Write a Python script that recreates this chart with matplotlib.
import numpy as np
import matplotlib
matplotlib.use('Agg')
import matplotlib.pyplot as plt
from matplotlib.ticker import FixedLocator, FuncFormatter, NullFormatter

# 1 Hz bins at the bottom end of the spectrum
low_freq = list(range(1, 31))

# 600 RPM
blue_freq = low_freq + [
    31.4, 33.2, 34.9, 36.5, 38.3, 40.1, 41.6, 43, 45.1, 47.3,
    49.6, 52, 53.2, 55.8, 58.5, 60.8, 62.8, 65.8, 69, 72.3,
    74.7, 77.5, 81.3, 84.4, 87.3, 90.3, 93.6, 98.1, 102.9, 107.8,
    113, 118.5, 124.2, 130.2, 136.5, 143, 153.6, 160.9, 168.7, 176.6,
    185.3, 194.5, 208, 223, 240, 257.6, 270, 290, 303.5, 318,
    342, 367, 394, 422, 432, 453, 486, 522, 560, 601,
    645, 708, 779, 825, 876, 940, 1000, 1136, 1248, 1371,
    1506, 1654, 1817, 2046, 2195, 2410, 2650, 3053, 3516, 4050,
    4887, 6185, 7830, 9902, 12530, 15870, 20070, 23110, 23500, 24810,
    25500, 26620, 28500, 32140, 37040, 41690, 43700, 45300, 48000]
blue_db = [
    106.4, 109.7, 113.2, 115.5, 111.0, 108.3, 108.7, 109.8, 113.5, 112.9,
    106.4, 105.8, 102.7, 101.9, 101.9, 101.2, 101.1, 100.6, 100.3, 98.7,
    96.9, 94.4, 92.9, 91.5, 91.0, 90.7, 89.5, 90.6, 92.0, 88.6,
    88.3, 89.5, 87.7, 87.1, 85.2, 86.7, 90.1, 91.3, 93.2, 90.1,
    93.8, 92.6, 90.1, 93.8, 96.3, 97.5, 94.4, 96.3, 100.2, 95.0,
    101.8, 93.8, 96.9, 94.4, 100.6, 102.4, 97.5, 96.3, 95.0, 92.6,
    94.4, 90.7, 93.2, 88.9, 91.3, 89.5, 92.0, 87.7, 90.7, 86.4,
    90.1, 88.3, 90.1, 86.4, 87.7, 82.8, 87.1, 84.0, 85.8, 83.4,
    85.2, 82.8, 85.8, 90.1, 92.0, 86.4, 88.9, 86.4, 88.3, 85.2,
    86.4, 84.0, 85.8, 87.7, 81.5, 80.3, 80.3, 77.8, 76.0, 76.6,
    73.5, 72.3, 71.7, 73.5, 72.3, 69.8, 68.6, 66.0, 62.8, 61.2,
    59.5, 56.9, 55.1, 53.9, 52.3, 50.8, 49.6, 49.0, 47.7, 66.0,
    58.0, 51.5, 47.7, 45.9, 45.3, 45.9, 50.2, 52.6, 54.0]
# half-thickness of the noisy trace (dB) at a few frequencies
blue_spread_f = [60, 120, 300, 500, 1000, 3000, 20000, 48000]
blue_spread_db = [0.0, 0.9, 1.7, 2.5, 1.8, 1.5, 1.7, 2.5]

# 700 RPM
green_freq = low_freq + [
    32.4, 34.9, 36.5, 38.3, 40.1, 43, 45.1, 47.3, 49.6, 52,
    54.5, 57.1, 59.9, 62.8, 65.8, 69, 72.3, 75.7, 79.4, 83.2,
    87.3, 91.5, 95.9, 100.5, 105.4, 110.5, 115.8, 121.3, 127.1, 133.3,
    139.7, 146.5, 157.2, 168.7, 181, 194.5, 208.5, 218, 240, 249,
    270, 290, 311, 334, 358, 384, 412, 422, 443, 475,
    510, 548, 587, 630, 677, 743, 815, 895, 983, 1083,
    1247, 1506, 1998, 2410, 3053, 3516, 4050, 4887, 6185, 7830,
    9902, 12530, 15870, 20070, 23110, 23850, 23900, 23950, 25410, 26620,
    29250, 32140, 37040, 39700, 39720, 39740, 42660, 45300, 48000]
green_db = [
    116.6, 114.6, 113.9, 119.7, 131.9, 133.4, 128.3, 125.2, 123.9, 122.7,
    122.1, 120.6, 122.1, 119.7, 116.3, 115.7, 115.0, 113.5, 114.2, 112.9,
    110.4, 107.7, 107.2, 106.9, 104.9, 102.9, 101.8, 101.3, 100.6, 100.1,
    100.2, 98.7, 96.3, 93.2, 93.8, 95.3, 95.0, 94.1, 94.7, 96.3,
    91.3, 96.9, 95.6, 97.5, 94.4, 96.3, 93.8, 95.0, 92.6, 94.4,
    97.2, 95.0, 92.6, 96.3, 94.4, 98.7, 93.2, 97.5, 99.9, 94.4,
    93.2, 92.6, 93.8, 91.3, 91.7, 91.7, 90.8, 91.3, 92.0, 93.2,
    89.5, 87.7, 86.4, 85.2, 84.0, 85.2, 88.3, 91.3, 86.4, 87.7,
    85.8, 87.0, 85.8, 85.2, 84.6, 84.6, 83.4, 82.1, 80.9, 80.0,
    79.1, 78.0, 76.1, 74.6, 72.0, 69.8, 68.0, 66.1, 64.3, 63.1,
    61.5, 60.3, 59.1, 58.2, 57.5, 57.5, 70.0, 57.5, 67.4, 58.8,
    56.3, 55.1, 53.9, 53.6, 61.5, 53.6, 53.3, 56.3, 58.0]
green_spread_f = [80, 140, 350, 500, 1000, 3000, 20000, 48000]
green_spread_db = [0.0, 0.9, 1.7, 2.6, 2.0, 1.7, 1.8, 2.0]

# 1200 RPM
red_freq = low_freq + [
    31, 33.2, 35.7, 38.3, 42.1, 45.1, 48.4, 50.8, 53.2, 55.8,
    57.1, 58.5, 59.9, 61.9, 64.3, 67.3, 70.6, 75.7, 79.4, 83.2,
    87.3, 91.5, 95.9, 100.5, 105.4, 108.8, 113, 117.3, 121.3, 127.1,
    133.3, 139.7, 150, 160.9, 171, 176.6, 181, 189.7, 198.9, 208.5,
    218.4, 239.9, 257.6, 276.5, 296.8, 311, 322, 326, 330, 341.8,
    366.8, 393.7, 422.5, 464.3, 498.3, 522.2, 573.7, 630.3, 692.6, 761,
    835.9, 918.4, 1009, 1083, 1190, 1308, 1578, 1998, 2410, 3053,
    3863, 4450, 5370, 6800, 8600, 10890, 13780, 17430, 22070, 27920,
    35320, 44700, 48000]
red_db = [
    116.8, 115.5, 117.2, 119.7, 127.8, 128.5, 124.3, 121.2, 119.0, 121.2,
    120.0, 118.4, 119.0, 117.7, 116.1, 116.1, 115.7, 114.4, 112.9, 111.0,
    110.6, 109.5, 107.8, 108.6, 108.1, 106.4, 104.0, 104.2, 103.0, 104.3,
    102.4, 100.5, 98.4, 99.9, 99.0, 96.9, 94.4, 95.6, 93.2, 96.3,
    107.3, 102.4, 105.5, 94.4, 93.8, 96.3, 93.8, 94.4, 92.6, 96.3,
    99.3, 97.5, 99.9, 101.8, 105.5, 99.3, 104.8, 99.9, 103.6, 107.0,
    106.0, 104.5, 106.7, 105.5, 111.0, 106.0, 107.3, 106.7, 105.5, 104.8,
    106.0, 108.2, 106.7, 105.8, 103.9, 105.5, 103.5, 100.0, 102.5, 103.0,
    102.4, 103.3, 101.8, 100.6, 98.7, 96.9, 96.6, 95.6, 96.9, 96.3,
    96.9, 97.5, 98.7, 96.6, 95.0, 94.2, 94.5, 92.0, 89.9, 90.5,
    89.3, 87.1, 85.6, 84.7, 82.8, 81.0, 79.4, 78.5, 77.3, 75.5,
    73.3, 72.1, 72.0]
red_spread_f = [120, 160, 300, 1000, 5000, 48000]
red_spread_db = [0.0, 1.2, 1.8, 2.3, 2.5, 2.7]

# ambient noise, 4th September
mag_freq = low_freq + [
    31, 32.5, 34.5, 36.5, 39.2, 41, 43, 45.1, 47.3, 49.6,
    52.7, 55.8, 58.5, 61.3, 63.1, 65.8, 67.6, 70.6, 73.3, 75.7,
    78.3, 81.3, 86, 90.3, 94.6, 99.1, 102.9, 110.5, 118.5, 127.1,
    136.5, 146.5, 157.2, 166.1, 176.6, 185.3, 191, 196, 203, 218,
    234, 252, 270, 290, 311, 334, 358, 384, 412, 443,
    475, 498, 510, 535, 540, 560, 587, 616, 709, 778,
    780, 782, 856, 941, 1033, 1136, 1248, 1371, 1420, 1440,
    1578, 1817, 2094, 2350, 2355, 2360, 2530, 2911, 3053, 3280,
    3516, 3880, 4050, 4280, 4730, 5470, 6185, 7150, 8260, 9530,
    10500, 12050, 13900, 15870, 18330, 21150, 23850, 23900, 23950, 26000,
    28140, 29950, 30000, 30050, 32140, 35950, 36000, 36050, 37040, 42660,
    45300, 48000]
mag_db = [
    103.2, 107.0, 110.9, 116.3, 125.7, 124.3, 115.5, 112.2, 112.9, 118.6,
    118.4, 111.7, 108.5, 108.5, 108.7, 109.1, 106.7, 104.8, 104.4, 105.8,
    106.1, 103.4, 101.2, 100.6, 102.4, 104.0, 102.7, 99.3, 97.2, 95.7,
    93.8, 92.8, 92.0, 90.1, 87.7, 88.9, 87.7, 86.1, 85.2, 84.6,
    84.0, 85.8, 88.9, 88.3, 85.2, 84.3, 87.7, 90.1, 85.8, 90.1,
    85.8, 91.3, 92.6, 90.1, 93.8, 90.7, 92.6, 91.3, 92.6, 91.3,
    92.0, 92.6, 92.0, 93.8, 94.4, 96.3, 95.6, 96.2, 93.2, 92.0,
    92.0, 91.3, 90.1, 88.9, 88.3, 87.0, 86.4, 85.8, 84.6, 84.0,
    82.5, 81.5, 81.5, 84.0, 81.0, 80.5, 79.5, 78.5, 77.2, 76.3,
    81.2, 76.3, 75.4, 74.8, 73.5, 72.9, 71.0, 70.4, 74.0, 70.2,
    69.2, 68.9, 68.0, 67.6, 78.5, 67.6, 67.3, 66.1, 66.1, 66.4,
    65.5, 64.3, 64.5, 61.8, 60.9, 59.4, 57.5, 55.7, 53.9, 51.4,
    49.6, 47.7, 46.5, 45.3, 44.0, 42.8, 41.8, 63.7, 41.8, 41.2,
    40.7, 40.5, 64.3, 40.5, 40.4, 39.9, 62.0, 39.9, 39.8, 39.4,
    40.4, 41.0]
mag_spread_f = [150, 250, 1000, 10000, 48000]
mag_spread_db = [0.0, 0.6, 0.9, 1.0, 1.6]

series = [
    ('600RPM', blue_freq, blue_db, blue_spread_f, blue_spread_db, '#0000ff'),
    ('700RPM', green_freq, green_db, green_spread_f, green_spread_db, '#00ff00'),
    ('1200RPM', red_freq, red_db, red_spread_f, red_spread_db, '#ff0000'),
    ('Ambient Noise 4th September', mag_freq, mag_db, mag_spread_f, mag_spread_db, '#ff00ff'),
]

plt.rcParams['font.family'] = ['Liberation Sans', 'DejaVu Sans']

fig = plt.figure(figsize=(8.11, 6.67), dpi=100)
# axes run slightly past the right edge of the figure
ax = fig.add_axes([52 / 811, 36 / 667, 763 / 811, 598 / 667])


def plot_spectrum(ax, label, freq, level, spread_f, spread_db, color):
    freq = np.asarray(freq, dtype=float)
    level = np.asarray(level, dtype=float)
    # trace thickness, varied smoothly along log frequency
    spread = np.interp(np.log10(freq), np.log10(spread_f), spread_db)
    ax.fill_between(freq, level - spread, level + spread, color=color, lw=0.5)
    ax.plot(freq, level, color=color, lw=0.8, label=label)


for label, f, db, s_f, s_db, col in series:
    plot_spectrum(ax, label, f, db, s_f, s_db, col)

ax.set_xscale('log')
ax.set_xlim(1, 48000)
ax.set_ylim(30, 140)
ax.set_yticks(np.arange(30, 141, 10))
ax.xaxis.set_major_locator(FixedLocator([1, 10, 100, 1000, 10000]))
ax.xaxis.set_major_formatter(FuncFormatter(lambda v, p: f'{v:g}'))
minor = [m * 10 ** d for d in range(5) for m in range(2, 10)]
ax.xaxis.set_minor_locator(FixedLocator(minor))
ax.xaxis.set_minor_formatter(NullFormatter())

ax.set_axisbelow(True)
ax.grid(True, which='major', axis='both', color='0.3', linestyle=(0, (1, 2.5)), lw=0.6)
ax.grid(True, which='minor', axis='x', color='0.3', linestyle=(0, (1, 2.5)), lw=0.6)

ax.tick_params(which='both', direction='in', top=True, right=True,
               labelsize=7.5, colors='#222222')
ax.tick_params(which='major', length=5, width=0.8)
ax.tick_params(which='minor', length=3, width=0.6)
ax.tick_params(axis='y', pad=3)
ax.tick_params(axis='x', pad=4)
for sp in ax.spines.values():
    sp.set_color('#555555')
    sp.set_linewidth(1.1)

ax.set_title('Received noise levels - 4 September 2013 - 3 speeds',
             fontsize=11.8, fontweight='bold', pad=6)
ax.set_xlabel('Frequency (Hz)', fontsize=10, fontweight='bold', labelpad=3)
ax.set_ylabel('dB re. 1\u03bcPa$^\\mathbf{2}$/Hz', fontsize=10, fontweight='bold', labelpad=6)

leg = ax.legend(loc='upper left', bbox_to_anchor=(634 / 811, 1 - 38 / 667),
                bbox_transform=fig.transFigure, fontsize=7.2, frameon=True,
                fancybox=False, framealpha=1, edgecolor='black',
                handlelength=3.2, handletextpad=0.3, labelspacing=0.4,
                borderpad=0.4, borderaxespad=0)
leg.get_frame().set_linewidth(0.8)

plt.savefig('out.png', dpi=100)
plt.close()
──────
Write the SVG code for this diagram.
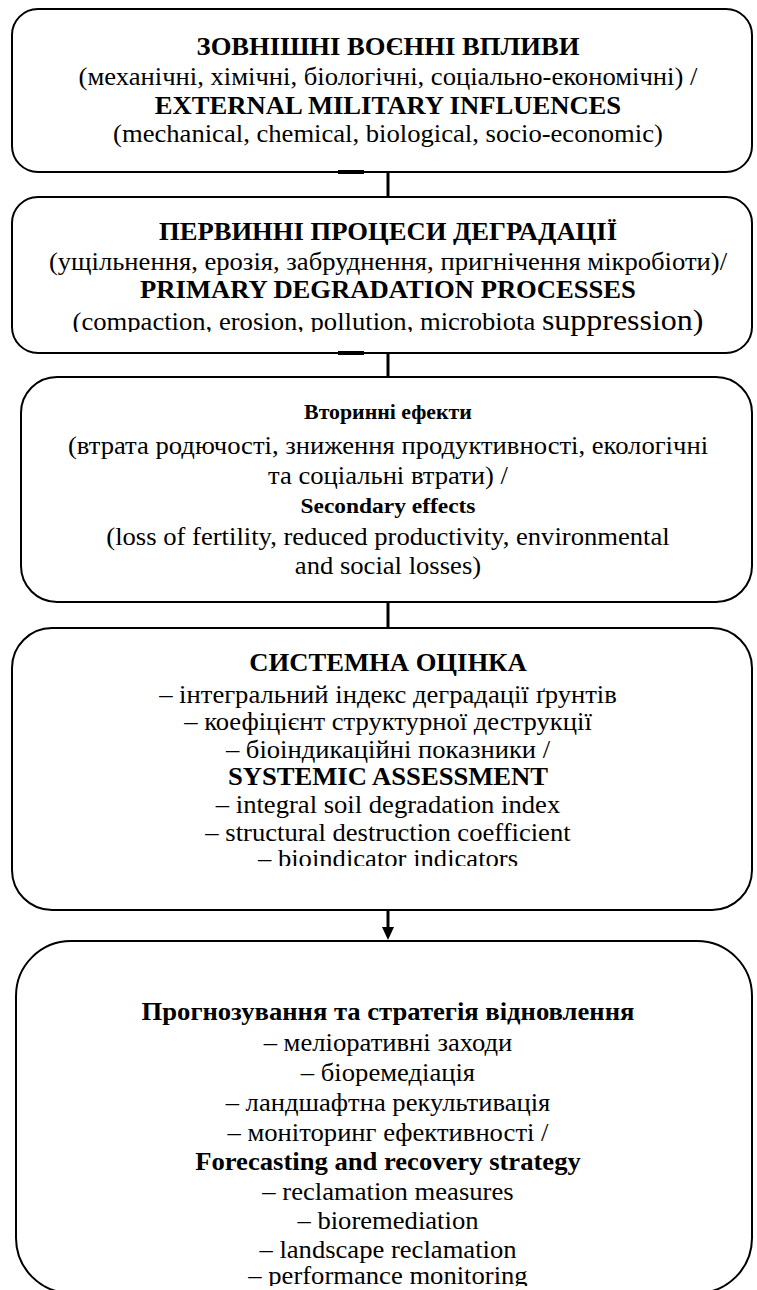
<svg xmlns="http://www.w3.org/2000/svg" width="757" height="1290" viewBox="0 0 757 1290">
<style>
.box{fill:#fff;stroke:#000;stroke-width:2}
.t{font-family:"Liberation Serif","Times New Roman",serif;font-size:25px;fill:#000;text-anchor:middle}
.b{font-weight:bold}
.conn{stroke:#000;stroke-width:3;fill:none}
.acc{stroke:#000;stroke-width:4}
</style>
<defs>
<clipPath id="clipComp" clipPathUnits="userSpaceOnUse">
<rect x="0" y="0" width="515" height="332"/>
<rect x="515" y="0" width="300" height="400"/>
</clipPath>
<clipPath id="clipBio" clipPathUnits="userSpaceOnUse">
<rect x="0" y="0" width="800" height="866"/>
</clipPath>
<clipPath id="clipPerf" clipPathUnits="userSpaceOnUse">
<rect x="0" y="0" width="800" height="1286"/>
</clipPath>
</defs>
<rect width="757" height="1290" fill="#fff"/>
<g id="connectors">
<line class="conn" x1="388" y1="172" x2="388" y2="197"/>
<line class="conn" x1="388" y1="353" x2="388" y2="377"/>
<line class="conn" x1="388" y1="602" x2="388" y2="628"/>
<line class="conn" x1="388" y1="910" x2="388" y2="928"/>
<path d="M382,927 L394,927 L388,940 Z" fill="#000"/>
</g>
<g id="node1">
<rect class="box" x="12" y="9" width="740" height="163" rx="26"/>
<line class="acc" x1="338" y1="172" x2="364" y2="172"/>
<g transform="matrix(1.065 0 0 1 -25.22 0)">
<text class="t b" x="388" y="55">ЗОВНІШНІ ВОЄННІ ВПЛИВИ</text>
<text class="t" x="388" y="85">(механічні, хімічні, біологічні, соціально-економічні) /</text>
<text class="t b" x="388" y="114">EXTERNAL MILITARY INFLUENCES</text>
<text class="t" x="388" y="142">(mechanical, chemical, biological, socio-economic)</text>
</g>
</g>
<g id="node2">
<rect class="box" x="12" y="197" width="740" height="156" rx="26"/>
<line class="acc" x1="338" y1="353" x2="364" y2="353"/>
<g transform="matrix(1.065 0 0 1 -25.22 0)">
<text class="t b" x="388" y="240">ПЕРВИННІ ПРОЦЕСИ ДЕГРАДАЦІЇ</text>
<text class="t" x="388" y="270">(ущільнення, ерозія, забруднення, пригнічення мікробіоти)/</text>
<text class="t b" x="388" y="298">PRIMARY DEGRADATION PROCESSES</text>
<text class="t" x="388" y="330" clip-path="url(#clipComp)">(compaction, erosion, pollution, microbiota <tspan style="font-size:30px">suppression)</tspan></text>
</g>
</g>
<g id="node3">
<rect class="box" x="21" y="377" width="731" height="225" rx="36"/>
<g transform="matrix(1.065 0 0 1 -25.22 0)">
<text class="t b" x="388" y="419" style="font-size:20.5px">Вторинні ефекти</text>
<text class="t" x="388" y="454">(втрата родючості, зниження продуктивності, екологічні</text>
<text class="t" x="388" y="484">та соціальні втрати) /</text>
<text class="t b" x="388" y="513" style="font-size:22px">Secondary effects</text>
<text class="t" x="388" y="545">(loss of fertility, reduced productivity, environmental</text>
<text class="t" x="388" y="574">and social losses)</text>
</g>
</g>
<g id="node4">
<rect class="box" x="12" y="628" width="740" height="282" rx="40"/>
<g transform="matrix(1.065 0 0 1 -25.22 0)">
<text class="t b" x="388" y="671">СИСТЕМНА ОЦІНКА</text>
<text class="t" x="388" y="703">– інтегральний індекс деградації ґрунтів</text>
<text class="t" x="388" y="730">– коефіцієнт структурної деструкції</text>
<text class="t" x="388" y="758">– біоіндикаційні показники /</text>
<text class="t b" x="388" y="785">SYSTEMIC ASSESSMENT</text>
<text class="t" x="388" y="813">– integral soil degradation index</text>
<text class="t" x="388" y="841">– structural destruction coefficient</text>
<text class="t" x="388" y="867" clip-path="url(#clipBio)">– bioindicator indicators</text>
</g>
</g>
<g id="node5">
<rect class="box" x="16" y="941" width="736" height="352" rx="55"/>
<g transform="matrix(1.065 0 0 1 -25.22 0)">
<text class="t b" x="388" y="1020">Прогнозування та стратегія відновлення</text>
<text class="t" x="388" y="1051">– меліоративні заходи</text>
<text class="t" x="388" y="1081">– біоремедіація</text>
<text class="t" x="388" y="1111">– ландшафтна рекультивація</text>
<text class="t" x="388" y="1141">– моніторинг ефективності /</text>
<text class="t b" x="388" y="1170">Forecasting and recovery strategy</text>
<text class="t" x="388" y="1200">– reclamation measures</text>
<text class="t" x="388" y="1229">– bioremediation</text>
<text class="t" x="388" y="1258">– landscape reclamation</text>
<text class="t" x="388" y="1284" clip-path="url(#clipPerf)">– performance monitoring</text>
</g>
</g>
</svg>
──────
AIM OF THE TASK =>
Say only how many lines in the records carry the word "Write".

FULL ANSWER =>
2